Prv 8, 22-31
Ro 5, 1-5
Jn 16, 12-15
Hermanos: litúrgicamente hablando, estamos en el tiempo que nos corresponde a nosotros: el Hijo de Dios glorificado en la Cruz ha exhalado su Espíritu sobre nosotros y nos ha enviado a ser sus testigos por todo el mundo.
Ya no tenemos excusas. Sin el Espíritu, había cosas que no podíamos comprender ni asumir; pero con él, y dejándonos guiar por él, podemos asumir la tarea que Jesús nos ha encomendado, que no es otra que la de ser sus testigos por todas partes, hasta el confín del mundo y de los tiempos.
Recordemos lo que Jesús nos ha dicho en el evangelio de hoy: «Cuando venga él, el Espíritu de la verdad, os iluminará para que podáis entender la verdad completa».
¿No creéis que el Espíritu de Jesús debería hacernos adultos en la fe? Eso significa pasar de ser meros pedigüeños a ser servidores del reino, testigos del Resucitado. Quiero decir: Jesús confía en sus discípulos, y les encomienda, de la mano del Espíritu, la misión de ser sus testigos. En ellos podemos descubrir, al aceptar nuestra fe, que Jesús confía en nosotros y nos confía al Espíritu. En este Espíritu podemos caminar hacia la verdad completa. Esto es: nuestra fe no solamente nos hace dirigirnos a Dios con la confianza de hijos, sino que nos hace ponernos a su disposición, en todo momento.

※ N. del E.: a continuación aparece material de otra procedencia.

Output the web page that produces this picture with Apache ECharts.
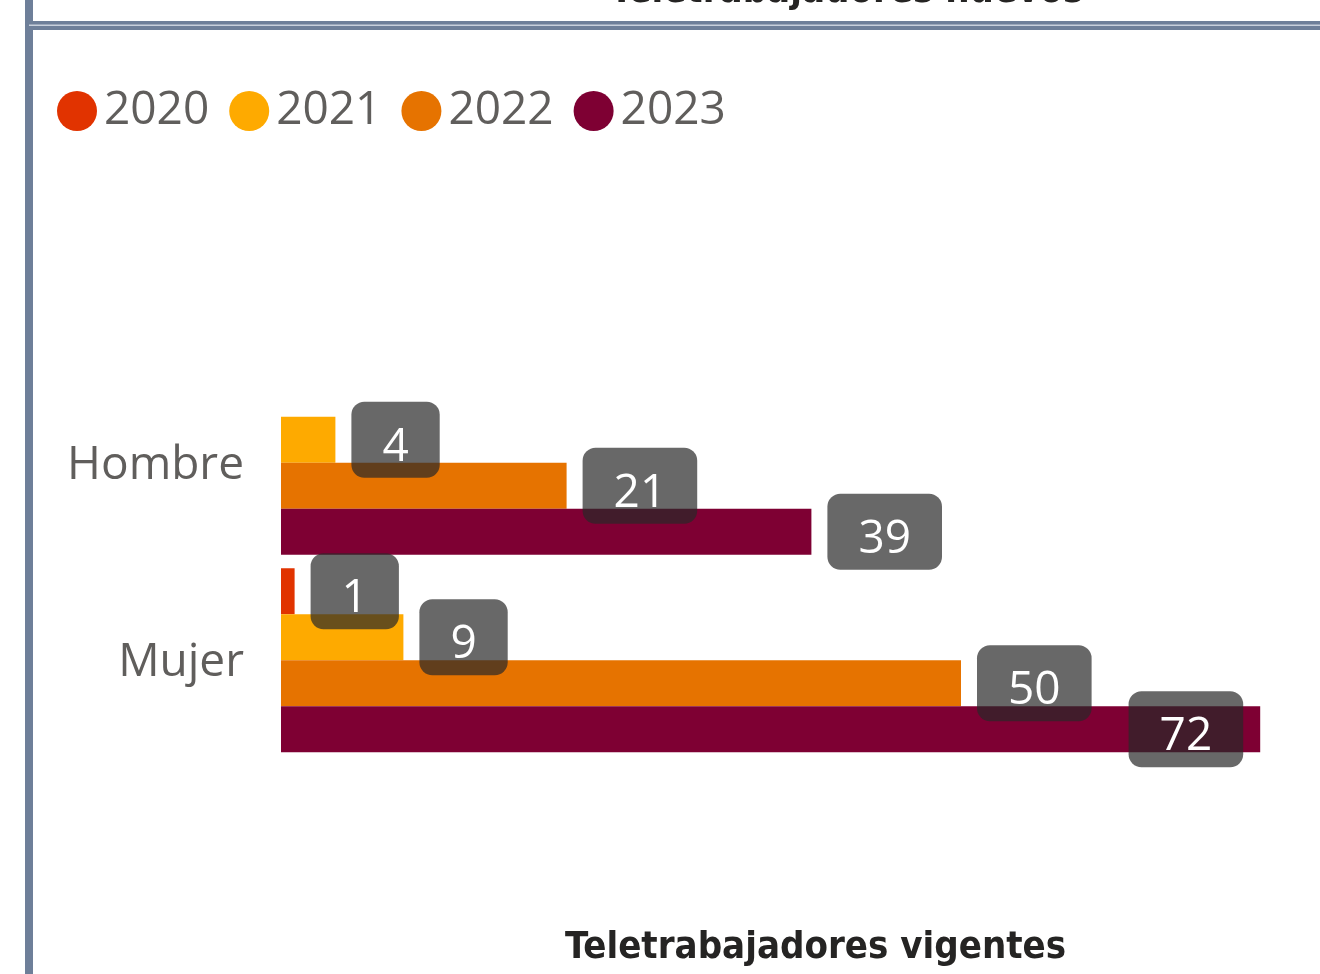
<!DOCTYPE html>
<html>
<head>
<meta charset="utf-8">
<script src="https://cdn.jsdelivr.net/npm/echarts@6/dist/echarts.min.js"></script>
<style>
  html, body { margin: 0; padding: 0; background: #fff; }
  #main { width: 1320px; height: 974px; }
</style>
</head>
<body>
<div id="main"></div>
<script>
// datos
var categorias = ['Hombre', 'Mujer'];
var anios = ['2020', '2021', '2022', '2023'];
var colores = ['#E13300', '#FEAA00', '#E67300', '#7E0033'];
var v2020 = [0, 1];
var v2021 = [4, 9];
var v2022 = [21, 50];
var v2023 = [39, 72];
var valores = [v2020, v2021, v2022, v2023];

var maxX = 75;

var myChart = echarts.init(document.getElementById('main'));

var series = anios.map(function (a, i) {
    return {
        name: a,
        type: 'bar',
        barWidth: 46,
        barGap: '0%',
        itemStyle: { color: colores[i] },
        data: valores[i].map(function (v) {
            if (v === 0) return null;
            // si la etiqueta no cabe, va dentro de la barra
            if (v > maxX - 8) return { value: v, label: { position: 'insideRight', distance: 17 } };
            return v;
        }),
        label: {
            show: true,
            position: 'right',
            distance: 16,
            formatter: '{v|{c}}',
            rich: {
                v: { color: '#fff', fontFamily: 'Open Sans', fontSize: 46, lineHeight: 48 }
            },
            backgroundColor: 'rgba(40,40,40,0.7)',
            borderRadius: 13,
            padding: [22, 31, 6, 31]
        }
    };
});

var option = {
    animation: false,
    legend: {
        left: 52,
        top: 83,
        icon: 'circle',
        itemWidth: 40,
        itemHeight: 40,
        itemGap: 20,
        data: anios,
        textStyle: {
            color: '#605E5C',
            fontFamily: 'Open Sans',
            fontSize: 46,
            padding: [0, 0, 0, 2]
        }
    },
    grid: {
        left: 281,
        top: 364,
        width: 1020,
        height: 395
    },
    xAxis: {
        type: 'value',
        min: 0,
        max: maxX,
        show: false
    },
    yAxis: {
        type: 'category',
        inverse: true,
        data: categorias,
        axisLine: { show: false },
        axisTick: { show: false },
        axisLabel: {
            margin: 37,
            formatter: '{c|{value}}',
            rich: {
                c: { color: '#605E5C', fontFamily: 'Open Sans', fontSize: 46, lineHeight: 50 }
            },
            padding: [6, 0, 0, 0]
        }
    },
    graphic: [
        // marco
        { type: 'rect', shape: { x: 25, y: 0, width: 8, height: 974 }, style: { fill: '#6E7F99' } },
        { type: 'rect', shape: { x: 29, y: 21, width: 1291, height: 9 }, style: { fill: '#6E7F99' } },
        { type: 'rect', shape: { x: 29, y: 24.5, width: 1291, height: 1.5 }, style: { fill: '#C8D0DC' } },
        // titulo cortado arriba
        {
            type: 'text', left: 610, top: -27,
            style: { text: 'Teletrabajadores nuevos', fill: '#252423', font: 'bold 38px "DejaVu Sans Condensed"' }
        },
        {
            type: 'text', left: 565, top: 929,
            style: { text: 'Teletrabajadores vigentes', fill: '#252423', font: 'bold 38px "DejaVu Sans Condensed"' }
        }
    ],
    series: series
};

myChart.setOption(option);
</script>
</body>
</html>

Pablo, en la carta a los romanos, nos ha dicho que la fe nos ha puesto en camino de la salvación, porque mediante ella estamos reconciliados con Dios y justificados. No es, pues, que Dios esté esperando nuestras buenas obras para premiarnos por ellas, sino que, al aceptar la fe en su Hijo Jesús, Dios nos encomienda la tarea que ha iniciado en él. Jesús de Nazaret no desarrolló su tarea en solitario, sino que se rodeó de discípulos en quienes supo confiar a pesar de sus debilidades, hasta confiarles plenamente su tarea; los asoció a ella. En esa tarea, Jesús espera de cada uno/a de nosotros/as nuestra propia aportación.
Y podemos hacerlo si reconocemos que «por la fe en Cristo hemos llegado a obtener esta situación de gracia que vivimos y de la que nos sentimos orgullosos, esperando participar de la gloria de Dios», como nos lo ha dicho Pablo.

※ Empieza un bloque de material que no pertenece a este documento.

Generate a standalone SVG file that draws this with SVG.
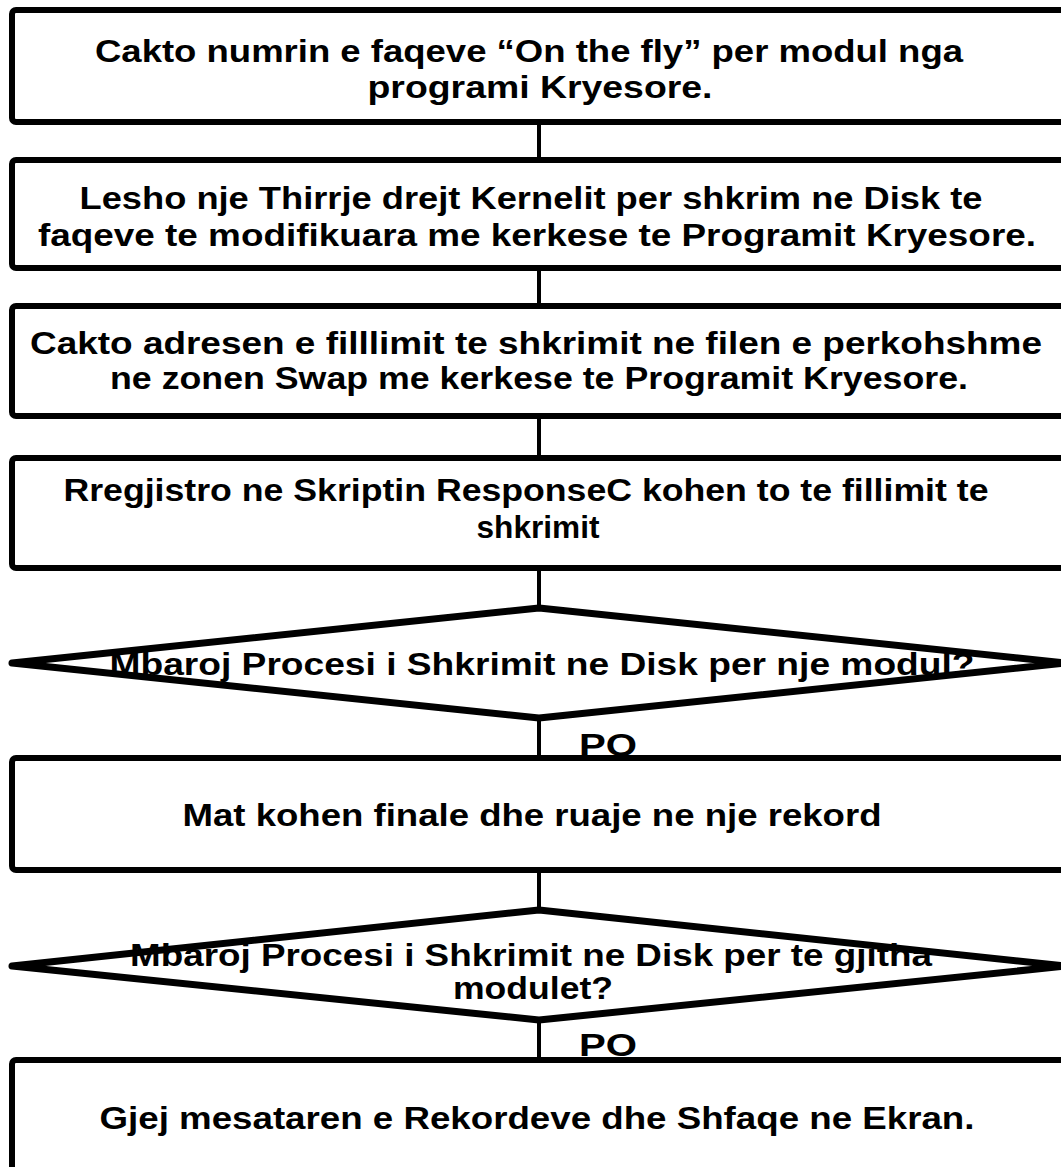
<svg xmlns="http://www.w3.org/2000/svg" width="1061" height="1167" viewBox="0 0 1061 1167">
  <style>
    .box { fill: #ffffff; stroke: #000000; stroke-width: 6; }
    .dec { fill: #ffffff; stroke: #000000; stroke-width: 7; stroke-linejoin: round; }
    .link { stroke: #000000; stroke-width: 4; fill: none; }
    text { font-family: "Liberation Sans Narrow", "Liberation Sans", Arial, sans-serif; font-weight: bold; font-size: 31px; fill: #000000; text-anchor: middle; }
  </style>
  <rect width="1061" height="1167" fill="#ffffff"/>

  <g id="connectors">
    <line class="link" x1="539" y1="122" x2="539" y2="160"/>
    <line class="link" x1="539" y1="268" x2="539" y2="306"/>
    <line class="link" x1="539" y1="416" x2="539" y2="458"/>
    <line class="link" x1="539" y1="568" x2="539" y2="608"/>
    <line class="link" x1="539" y1="718" x2="539" y2="758"/>
    <line class="link" x1="539" y1="870" x2="539" y2="910"/>
    <line class="link" x1="539" y1="1020" x2="539" y2="1060"/>
    <text x="608" y="756" textLength="58" lengthAdjust="spacingAndGlyphs">PO</text>
    <text x="608" y="1056" textLength="58" lengthAdjust="spacingAndGlyphs">PO</text>
  </g>

  <g id="step1">
    <rect class="box" x="12" y="10" width="1080" height="112" rx="4"/>
    <text x="529" y="62" textLength="868" lengthAdjust="spacingAndGlyphs">Cakto numrin e faqeve “On the fly” per modul nga</text>
    <text x="540" y="98" textLength="345" lengthAdjust="spacingAndGlyphs">programi Kryesore.</text>
  </g>

  <g id="step2">
    <rect class="box" x="12" y="160" width="1080" height="108" rx="4"/>
    <text x="531" y="209" textLength="903" lengthAdjust="spacingAndGlyphs">Lesho nje Thirrje drejt Kernelit per shkrim ne Disk te</text>
    <text x="537" y="246" textLength="998" lengthAdjust="spacingAndGlyphs">faqeve te modifikuara me kerkese te Programit Kryesore.</text>
  </g>

  <g id="step3">
    <rect class="box" x="12" y="306" width="1080" height="110" rx="4"/>
    <text x="536" y="354" textLength="1012" lengthAdjust="spacingAndGlyphs">Cakto adresen e filllimit te shkrimit ne filen e perkohshme</text>
    <text x="539" y="389" textLength="858" lengthAdjust="spacingAndGlyphs">ne zonen Swap me kerkese te Programit Kryesore.</text>
  </g>

  <g id="step4">
    <rect class="box" x="12" y="458" width="1080" height="110" rx="4"/>
    <text x="526" y="501" textLength="925" lengthAdjust="spacingAndGlyphs">Rregjistro ne Skriptin ResponseC kohen to te fillimit te</text>
    <text x="538" y="538" textLength="123" lengthAdjust="spacingAndGlyphs">shkrimit</text>
  </g>

  <g id="decision1">
    <polygon class="dec" points="539,608 1066,663 539,718 12,663"/>
    <text x="542" y="675" textLength="865" lengthAdjust="spacingAndGlyphs">Mbaroj Procesi i Shkrimit ne Disk per nje modul?</text>
  </g>

  <g id="step5">
    <rect class="box" x="12" y="758" width="1080" height="112" rx="4"/>
    <text x="532" y="826" textLength="699" lengthAdjust="spacingAndGlyphs">Mat kohen finale dhe ruaje ne nje rekord</text>
  </g>

  <g id="decision2">
    <polygon class="dec" points="539,910 1066,966 539,1020 12,966"/>
    <text x="531" y="966" textLength="802" lengthAdjust="spacingAndGlyphs">Mbaroj Procesi i Shkrimit ne Disk per te gjitha</text>
    <text x="533" y="999" textLength="160" lengthAdjust="spacingAndGlyphs">modulet?</text>
  </g>

  <g id="step6">
    <rect class="box" x="12" y="1060" width="1080" height="140" rx="4"/>
    <text x="537" y="1129" textLength="875" lengthAdjust="spacingAndGlyphs">Gjej mesataren e Rekordeve dhe Shfaqe ne Ekran.</text>
  </g>
</svg>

Pablo está tan convencido de ello que no le echa para atrás la tribulación, el sufrimiento, que es inherente a la persona y su debilidad; sino que, por el contrario, la tribulación la entiende como fuente de paciencia.

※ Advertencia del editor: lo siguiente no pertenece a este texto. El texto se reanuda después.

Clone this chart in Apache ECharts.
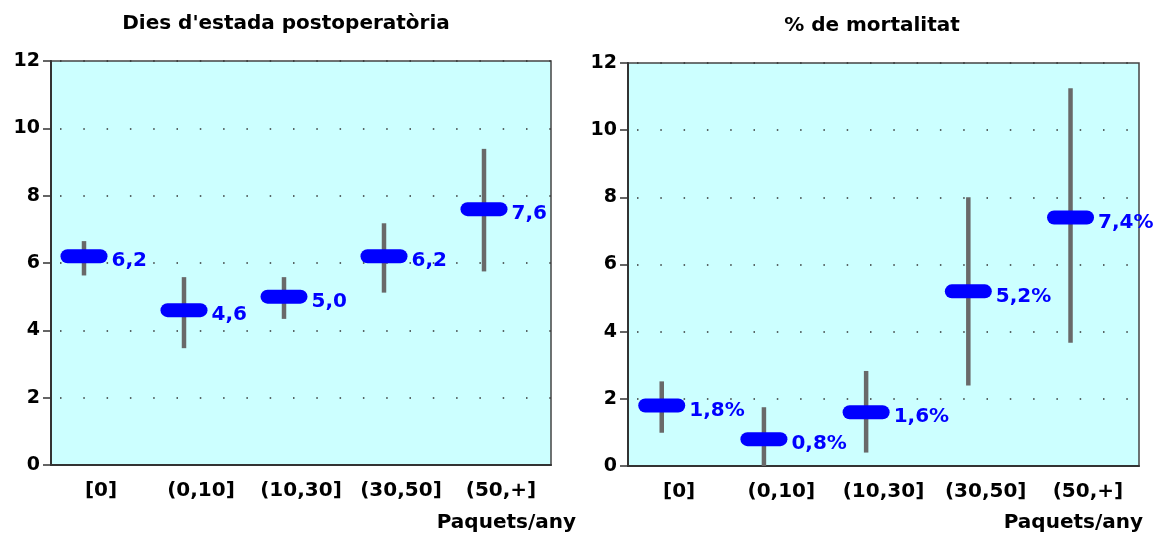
<!DOCTYPE html>
<html>
<head>
<meta charset="utf-8">
<script src="https://cdn.jsdelivr.net/npm/echarts@6/dist/echarts.min.js"></script>
<style>
  html, body { margin: 0; padding: 0; background: #ffffff; }
  #chart { width: 1163px; height: 533px; }
</style>
</head>
<body>
<div id="chart"></div>
<script>
// Smoking categories (packs/year)
var categories = ['[0]', '(0,10]', '(10,30]', '(30,50]', '(50,+]'];

// Postoperative length of stay (days): mean and confidence interval
var stayMean = [6.2, 4.6, 5.0, 6.2, 7.6];
var stayLow  = [5.63, 3.47, 4.34, 5.12, 5.75];
var stayHigh = [6.65, 5.58, 5.58, 7.18, 9.39];

// Mortality (%): mean and confidence interval
var mortMean = [1.8, 0.8, 1.6, 5.2, 7.4];
var mortLow  = [0.99, 0.0, 0.40, 2.40, 3.67];
var mortHigh = [2.52, 1.75, 2.83, 8.0, 11.25];

// Value axis ticks
var yMin = 0, yMax = 12, yStep = 2;

var FONT = '"DejaVu Sans", Verdana, sans-serif';

function toRows(mean, low, high) {
  return mean.map(function (m, i) { return [i, m, low[i], high[i]]; });
}

function fmt(v, suffix) {
  return v.toFixed(1).replace('.', ',') + suffix;
}

function makeRenderer(suffix) {
  return function (params, api) {
    var i = api.value(0);
    var mean = api.value(1);
    var lo = api.value(2);
    var hi = api.value(3);
    var c = api.coord([i, mean]);
    var band = api.size([1, 0])[0];
    var cx = c[0] - 0.17 * band;
    var yLo = api.coord([i, lo])[1];
    var yHi = api.coord([i, hi])[1];
    var capW = 47, capH = 14, barW = 4.5;
    return {
      type: 'group',
      children: [
        {
          type: 'rect',
          shape: { x: cx - barW / 2, y: yHi, width: barW, height: yLo - yHi },
          style: { fill: '#696969' }
        },
        {
          type: 'rect',
          shape: { x: cx - capW / 2, y: c[1] - capH / 2, width: capW, height: capH, r: capH / 2 },
          style: { fill: '#0000FF' }
        },
        {
          type: 'text',
          x: cx + capW / 2 + 4,
          y: c[1] + 5,
          style: {
            text: fmt(mean, suffix),
            fill: '#0000FF',
            font: 'bold 20px ' + FONT,
            textAlign: 'left',
            textVerticalAlign: 'middle'
          }
        }
      ]
    };
  };
}

var grids = [
  { left: 51, top: 61, width: 500, height: 404 },
  { left: 628, top: 63, width: 511, height: 403 }
];

var option = {
  animation: false,
  backgroundColor: '#ffffff',
  grid: grids.map(function (g) {
    return {
      left: g.left, top: g.top, width: g.width, height: g.height,
      show: true, backgroundColor: '#CCFFFF',
      borderColor: '#444444', borderWidth: 1.5
    };
  }),
  graphic: [
    { type: 'text', x: 286, y: 24, style: { text: "Dies d'estada postoperatòria", font: 'bold 20px ' + FONT, fill: '#000', textAlign: 'center', textVerticalAlign: 'middle' } },
    { type: 'text', x: 872, y: 26, style: { text: '% de mortalitat', font: 'bold 20px ' + FONT, fill: '#000', textAlign: 'center', textVerticalAlign: 'middle' } },
    { type: 'text', x: 576, y: 523, style: { text: 'Paquets/any', font: 'bold 20px ' + FONT, fill: '#000', textAlign: 'right', textVerticalAlign: 'middle' } },
    { type: 'text', x: 1143, y: 523, style: { text: 'Paquets/any', font: 'bold 20px ' + FONT, fill: '#000', textAlign: 'right', textVerticalAlign: 'middle' } }
  ],
  xAxis: [0, 1].map(function (gi) {
    return {
      type: 'category', gridIndex: gi, data: categories, position: 'bottom',
      axisLine: { lineStyle: { color: '#333333', width: 2 } },
      axisTick: { alignWithLabel: true, length: 6, lineStyle: { color: '#333333', width: 1.5 } },
      axisLabel: { interval: 0, color: '#000', fontFamily: FONT, fontWeight: 'bold', fontSize: 20, margin: 16 },
      splitLine: { show: false }
    };
  }),
  yAxis: [0, 1].map(function (gi) {
    return {
      type: 'value', gridIndex: gi, min: yMin, max: yMax, interval: yStep,
      axisLine: { show: true, lineStyle: { color: '#333333', width: 2 } },
      axisTick: { show: true, length: 8, lineStyle: { color: '#333333', width: 1.5 } },
      axisLabel: { color: '#000', fontFamily: FONT, fontWeight: 'bold', fontSize: 19, margin: 11 },
      splitLine: { show: true, lineStyle: { color: '#333333', width: 1.5, type: [1.5, 21.8], dashOffset: -9 } }
    };
  }),
  series: [
    {
      type: 'custom', xAxisIndex: 0, yAxisIndex: 0,
      renderItem: makeRenderer(''),
      encode: { x: 0, y: [1, 2, 3] },
      data: toRows(stayMean, stayLow, stayHigh)
    },
    {
      type: 'custom', xAxisIndex: 1, yAxisIndex: 1,
      renderItem: makeRenderer('%'),
      encode: { x: 0, y: [1, 2, 3] },
      data: toRows(mortMean, mortLow, mortHigh)
    }
  ]
};

var chart = echarts.init(document.getElementById('chart'), null, { renderer: 'canvas' });
chart.setOption(option);
</script>
</body>
</html>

En este Domingo de la Santísima Trinidad, hermanos, la Iglesia se asoma a la vida y oración de los/as contemplativos/as. Tal vez nosotros no entendamos su labor y no apreciemos su importancia en la vida de la Iglesia. Pero, de la mano del Espíritu, sí que podremos descubrir en la vida de los/as contemplativos/as una vida comunitaria (reflejo de la comunidad trinitaria de Dios), dedicada a la oración y el servicio humilde al mundo. ¿No representa esto el resumen de nuestra vida de seguidores de Jesús? Estamos llamados a formar en torno a él la gran familia de los hijos/as de Dios, que esparzan por el mundo «esa gracia en la que vivimos y de la que nos sentimos orgullosos«. Ellos/as lo hacen desde el encierro silencioso en los conventos de clausura y nos ofrecen en ellos el remanso para la oración y el encuentro con uno mismo y con Dios.
¿Será que aún no hemos descubierto esa gracia y vivimos acomplejados porque la fe nos supone una carga pesada que no la resiste nuestra vida? Si es así, aún no le hemos dejado entrar al Espíritu. Acudamos a él, para que derrame en nosotros la sabiduría que nos hará vivir en nuestro tiempo el gozo de ser hijos/as de Dios, colaboradores suyos en la construcción de un reino fraterno, reconciliado, respetuoso y en paz.